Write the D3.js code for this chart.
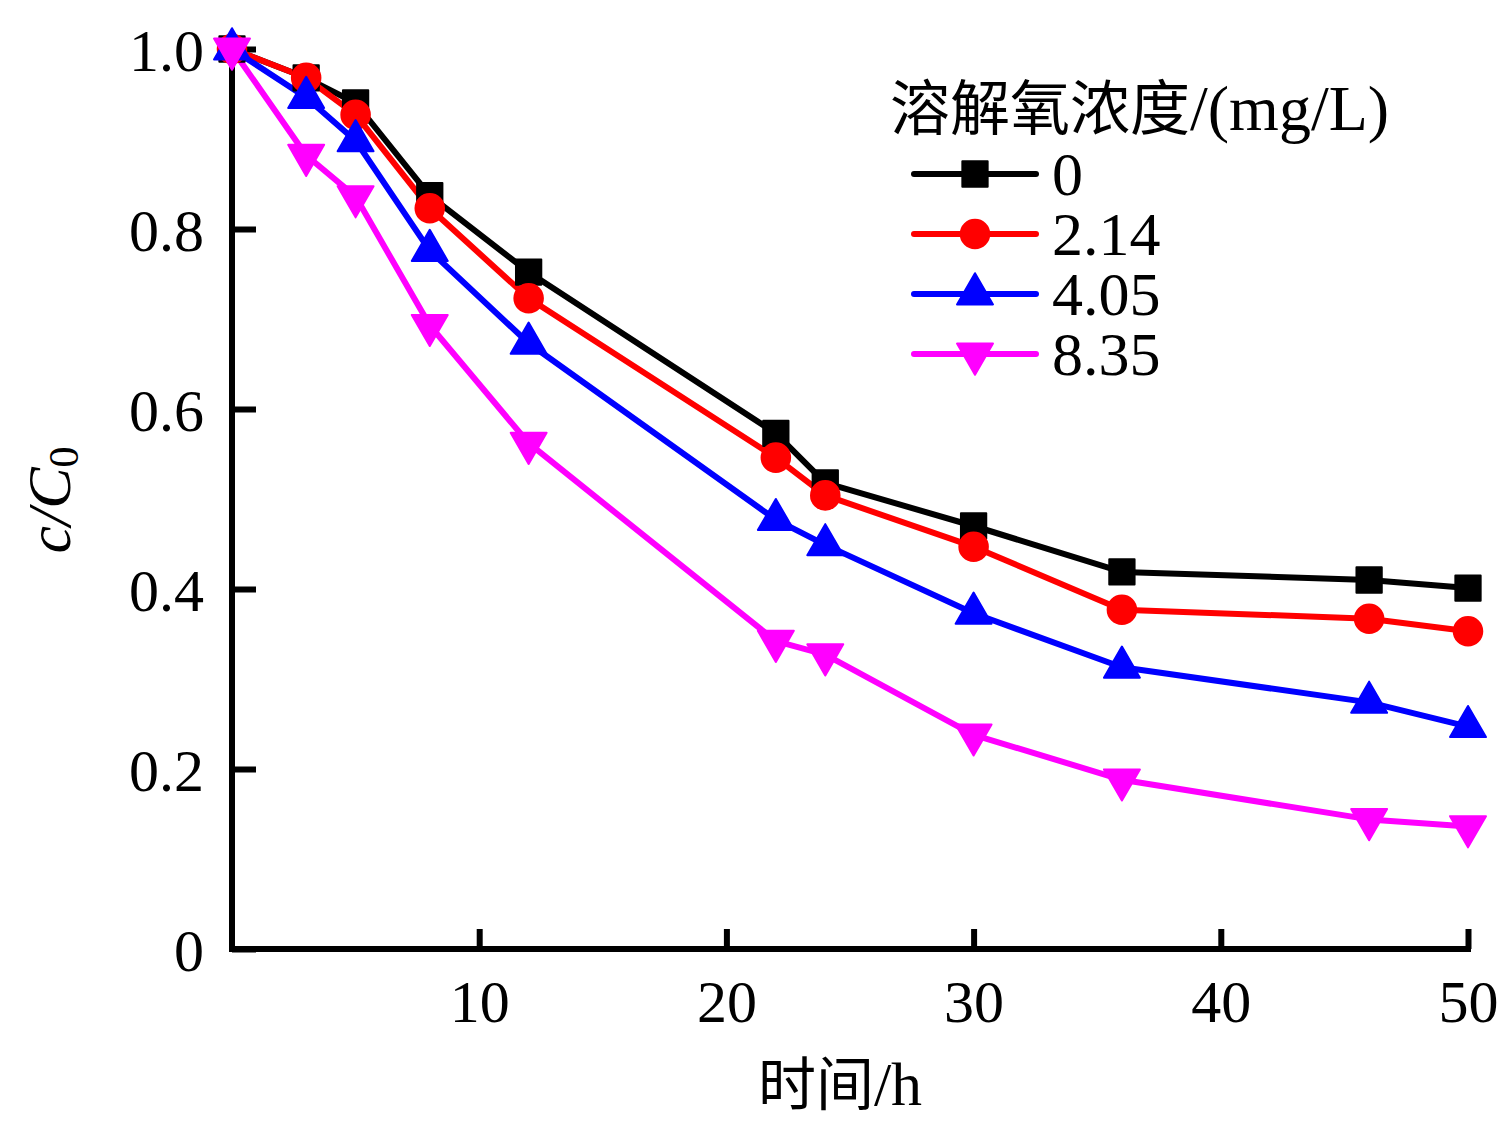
<!DOCTYPE html>
<html>
<head>
<meta charset="utf-8">
<script src="https://cdn.jsdelivr.net/npm/d3@7"></script>
<style>
  body { margin: 0; background: #fff; }
  .serif { font-family: "Liberation Serif", "DejaVu Serif", serif; }
  .cjk { font-family: "Noto Sans CJK SC", sans-serif; }
</style>
</head>
<body>
<div id="chart"></div>
<script>
// time points (h)
var times = [0, 3, 5, 8, 12, 22, 24, 30, 36, 46, 50];

// c/C0 for each dissolved oxygen level
var do0    = [1.0, 0.968, 0.940, 0.837, 0.752, 0.573, 0.518, 0.470, 0.419, 0.410, 0.401];
var do214  = [1.0, 0.968, 0.927, 0.823, 0.723, 0.546, 0.504, 0.447, 0.377, 0.367, 0.353];
var do405  = [1.0, 0.946, 0.898, 0.776, 0.673, 0.477, 0.449, 0.373, 0.313, 0.274, 0.247];
var do835  = [1.0, 0.882, 0.836, 0.693, 0.562, 0.342, 0.327, 0.238, 0.188, 0.144, 0.136];

var seriesNames = ["0", "2.14", "4.05", "8.35"];
var xTicks = [10, 20, 30, 40, 50];
var yTicks = [0, 0.2, 0.4, 0.6, 0.8, 1.0];

var W = 1500, H = 1125;
var margin = {left: 232, top: 49, right: 32, bottom: 176};

var svg = d3.select("#chart").append("svg")
    .attr("width", W).attr("height", H);

var x = d3.scaleLinear().domain([0, 50]).range([margin.left, W - margin.right]);
var y = d3.scaleLinear().domain([0, 1.0]).range([H - margin.bottom, margin.top]);

// series config
var colors = ["#000000", "#ff0000", "#0000ff", "#ff00ff"];
var shapes = [d3.symbolSquare, d3.symbolCircle, d3.symbolTriangle, d3.symbolTriangle];
var sizes = [640, 640, 560, 560];
var rot = [0, 0, 0, 180];
var allData = [do0, do214, do405, do835];

// axes
var yAxis = svg.append("g")
    .attr("transform", "translate(" + x(0) + ",0)")
    .call(d3.axisLeft(y).tickValues(yTicks).tickSize(-24).tickPadding(28)
      .tickFormat(function (d) { return d === 0 ? "0" : d3.format(".1f")(d); }));
yAxis.select(".domain").attr("d", "M0," + (y(1.0) - 2) + "V" + (y(0) + 3));

var xAxis = svg.append("g")
    .attr("transform", "translate(0," + y(0) + ")")
    .call(d3.axisBottom(x).tickValues(xTicks).tickSize(-20).tickPadding(30));
xAxis.select(".domain").attr("d", "M" + (x(0) - 3) + ",0H" + (x(50) + 3));

svg.selectAll(".domain").attr("stroke", "#000").attr("stroke-width", 6);
svg.selectAll(".tick line").attr("stroke", "#000").attr("stroke-width", 6);
svg.selectAll(".tick text")
    .attr("class", "serif")
    .style("font-size", "60px")
    .attr("fill", "#000");
yAxis.selectAll(".tick text").attr("dy", "0.35em");

// lines + markers
var line = d3.line()
    .x(function (d, i) { return x(times[i]); })
    .y(function (d) { return y(d); });

allData.forEach(function (vals, k) {
  svg.append("path")
    .datum(vals)
    .attr("d", line)
    .attr("fill", "none")
    .attr("stroke", colors[k])
    .attr("stroke-width", 6)
    .attr("stroke-linejoin", "round");
});
allData.forEach(function (vals, k) {
  svg.append("g").selectAll("path")
    .data(vals)
    .enter().append("path")
    .attr("d", d3.symbol().type(shapes[k]).size(sizes[k]))
    .attr("transform", function (d, i) {
      return "translate(" + x(times[i]) + "," + y(d) + ") rotate(" + rot[k] + ")";
    })
    .attr("fill", colors[k])
    .attr("stroke", colors[k])
    .attr("stroke-width", 2)
    .attr("stroke-linejoin", "round");
});

// legend
var lg = svg.append("g").attr("transform", "translate(890,0)");
var title = lg.append("text").attr("x", 0).attr("y", 130).style("font-size", "60px");
title.append("tspan").attr("class", "cjk").text("溶解氧浓度");
title.append("tspan").attr("class", "serif").style("font-size", "64px").text("/(mg/L)");

seriesNames.forEach(function (name, k) {
  var ly = 174 + k * 60;
  lg.append("line")
    .attr("x1", 24).attr("x2", 146).attr("y1", ly).attr("y2", ly)
    .attr("stroke", colors[k]).attr("stroke-width", 6).attr("stroke-linecap", "round");
  lg.append("path")
    .attr("d", d3.symbol().type(shapes[k]).size(sizes[k]))
    .attr("transform", "translate(85," + ly + ") rotate(" + rot[k] + ")")
    .attr("fill", colors[k]).attr("stroke", colors[k]).attr("stroke-width", 2)
    .attr("stroke-linejoin", "round");
  lg.append("text")
    .attr("class", "serif")
    .attr("x", 162).attr("y", ly + 21)
    .style("font-size", "62px")
    .text(name);
});

// axis titles
var xt = svg.append("text")
    .attr("x", 840).attr("y", 1105)
    .attr("text-anchor", "middle")
    .style("font-size", "58px");
xt.append("tspan").attr("class", "cjk").text("时间");
xt.append("tspan").attr("class", "serif").style("font-size", "62px").text("/h");

var yt = svg.append("text")
    .attr("class", "serif")
    .attr("transform", "translate(70,500) rotate(-90)")
    .attr("text-anchor", "middle")
    .style("font-size", "62px")
    .style("font-style", "italic");
yt.append("tspan").text("c/C");
yt.append("tspan").attr("font-style", "normal").style("font-size", "42px").attr("dy", "8").text("0");
</script>
</body>
</html>
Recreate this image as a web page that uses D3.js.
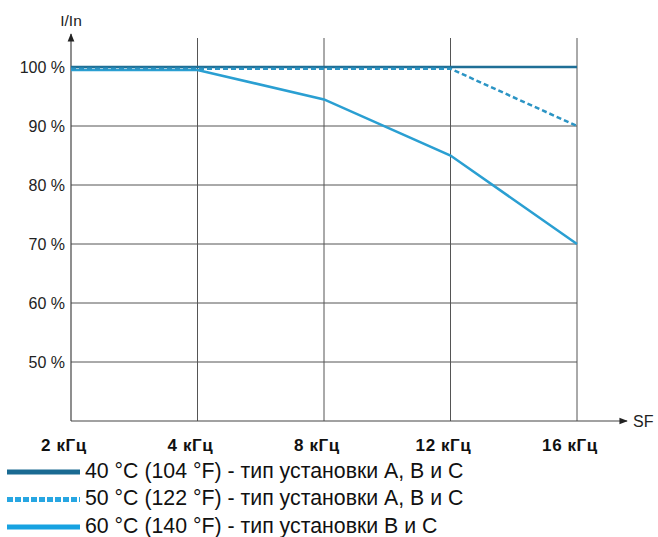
<!DOCTYPE html>
<html>
<head>
<meta charset="utf-8">
<script src="https://cdn.jsdelivr.net/npm/d3@7"></script>
<style>
  body { margin: 0; background: #fff; }
  text { font-family: "Liberation Sans", Arial, sans-serif; }
</style>
</head>
<body>
<div id="graphContainer"></div>
<script>
// частоти комутації та значення струму, %
let freqs = ["2 кГц", "4 кГц", "8 кГц", "12 кГц", "16 кГц"];
let yTicks = [50, 60, 70, 80, 90, 100];
let t40 = [100, 100, 100, 100, 100];
let t50 = [99.7, 99.7, 99.7, 99.7, 90];
let t60 = [99.5, 99.5, 94.5, 85, 70];
let legendLabels = [
    "40 °C (104 °F) - тип установки A, B и C",
    "50 °C (122 °F) - тип установки A, B и C",
    "60 °C (140 °F) - тип установки B и C"
];

function add(){
    let width = 658;
    let height = 537;
    let svg = d3.select("#graphContainer").append("svg")
        .attr("width", width)
        .attr("height", height);
    return {svg, height, width};
}

function draw(){
    let { svg } = add();

    let x = d3.scalePoint().domain(freqs).range([71, 577]);
    let y = d3.scaleLinear().domain([40, 100]).range([421, 67]);
    let top = 38;

    // сітка
    svg.selectAll(null)
        .data(yTicks)
        .enter().append("line")
        .attr("x1", 71).attr("x2", 577)
        .attr("y1", d => y(d)).attr("y2", d => y(d))
        .attr("stroke", "#555").attr("stroke-width", 1);

    svg.selectAll(null)
        .data(freqs.slice(1))
        .enter().append("line")
        .attr("x1", d => x(d)).attr("x2", d => x(d))
        .attr("y1", top).attr("y2", 421)
        .attr("stroke", "#555").attr("stroke-width", 1);

    // осі
    svg.append("defs").append("marker")
        .attr("id", "arr")
        .attr("viewBox", "0 0 10 10")
        .attr("refX", 9).attr("refY", 5)
        .attr("markerWidth", 7).attr("markerHeight", 7)
        .attr("orient", "auto")
        .append("path").attr("d", "M0,1 L10,5 L0,9 Z").attr("fill", "#222");

    svg.append("line")
        .attr("x1", 71).attr("x2", 71)
        .attr("y1", 421).attr("y2", 34)
        .attr("stroke", "#444").attr("stroke-width", 1.2)
        .attr("marker-end", "url(#arr)");

    svg.append("line")
        .attr("x1", 71).attr("x2", 627)
        .attr("y1", 421).attr("y2", 421)
        .attr("stroke", "#444").attr("stroke-width", 1.2)
        .attr("marker-end", "url(#arr)");

    svg.append("text")
        .attr("x", 71).attr("y", 26)
        .attr("text-anchor", "middle")
        .attr("font-size", 15.5).attr("fill", "#222")
        .text("I/In");

    svg.append("text")
        .attr("x", 633).attr("y", 427)
        .attr("font-size", 16).attr("fill", "#222")
        .text("SF");

    svg.selectAll(null)
        .data(yTicks)
        .enter().append("text")
        .attr("x", 65).attr("y", d => y(d) + 5.5)
        .attr("text-anchor", "end")
        .attr("font-size", 16).attr("fill", "#222")
        .text(d => d + " %");

    svg.selectAll(null)
        .data(freqs)
        .enter().append("text")
        .attr("x", d => x(d) - 7).attr("y", 451)
        .attr("text-anchor", "middle")
        .attr("font-size", 17).attr("font-weight", "bold").attr("fill", "#111")
        .attr("letter-spacing", 0.6)
        .text(d => d);

    // криві
    let line = d3.line()
        .x((d, i) => x(freqs[i]))
        .y(d => y(d));

    let series = [
        { v: t60, color: "#2a9fd2", dash: null },
        { v: t40, color: "#1f6f96", dash: null },
        { v: t50, color: "#2b94c4", dash: "5,3" }
    ];

    svg.selectAll(null)
        .data(series)
        .enter().append("path")
        .attr("d", d => line(d.v))
        .attr("fill", "none")
        .attr("stroke", d => d.color)
        .attr("stroke-width", 2.5)
        .attr("stroke-dasharray", d => d.dash);

    // легенда
    let leg = [
        { color: "#1a6a92", dash: null },
        { color: "#27a6e2", dash: "6,2" },
        { color: "#17a2e1", dash: null }
    ];
    let g = svg.selectAll(null)
        .data(legendLabels)
        .enter().append("g")
        .attr("transform", (d, i) => "translate(0," + (472 + i * 27.5) + ")");

    g.append("line")
        .attr("x1", 7).attr("x2", 80)
        .attr("y1", 0).attr("y2", 0)
        .attr("stroke", (d, i) => leg[i].color)
        .attr("stroke-width", 5)
        .attr("stroke-dasharray", (d, i) => leg[i].dash);

    g.append("text")
        .attr("x", 85).attr("y", 5.5)
        .attr("font-size", 21.3).attr("fill", "#111")
        .text(d => d);
}

draw();
</script>
</body>
</html>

*****

Required work: Tally the lines of the listing that include "this". Reply with nothing but the count.

Full solution: 2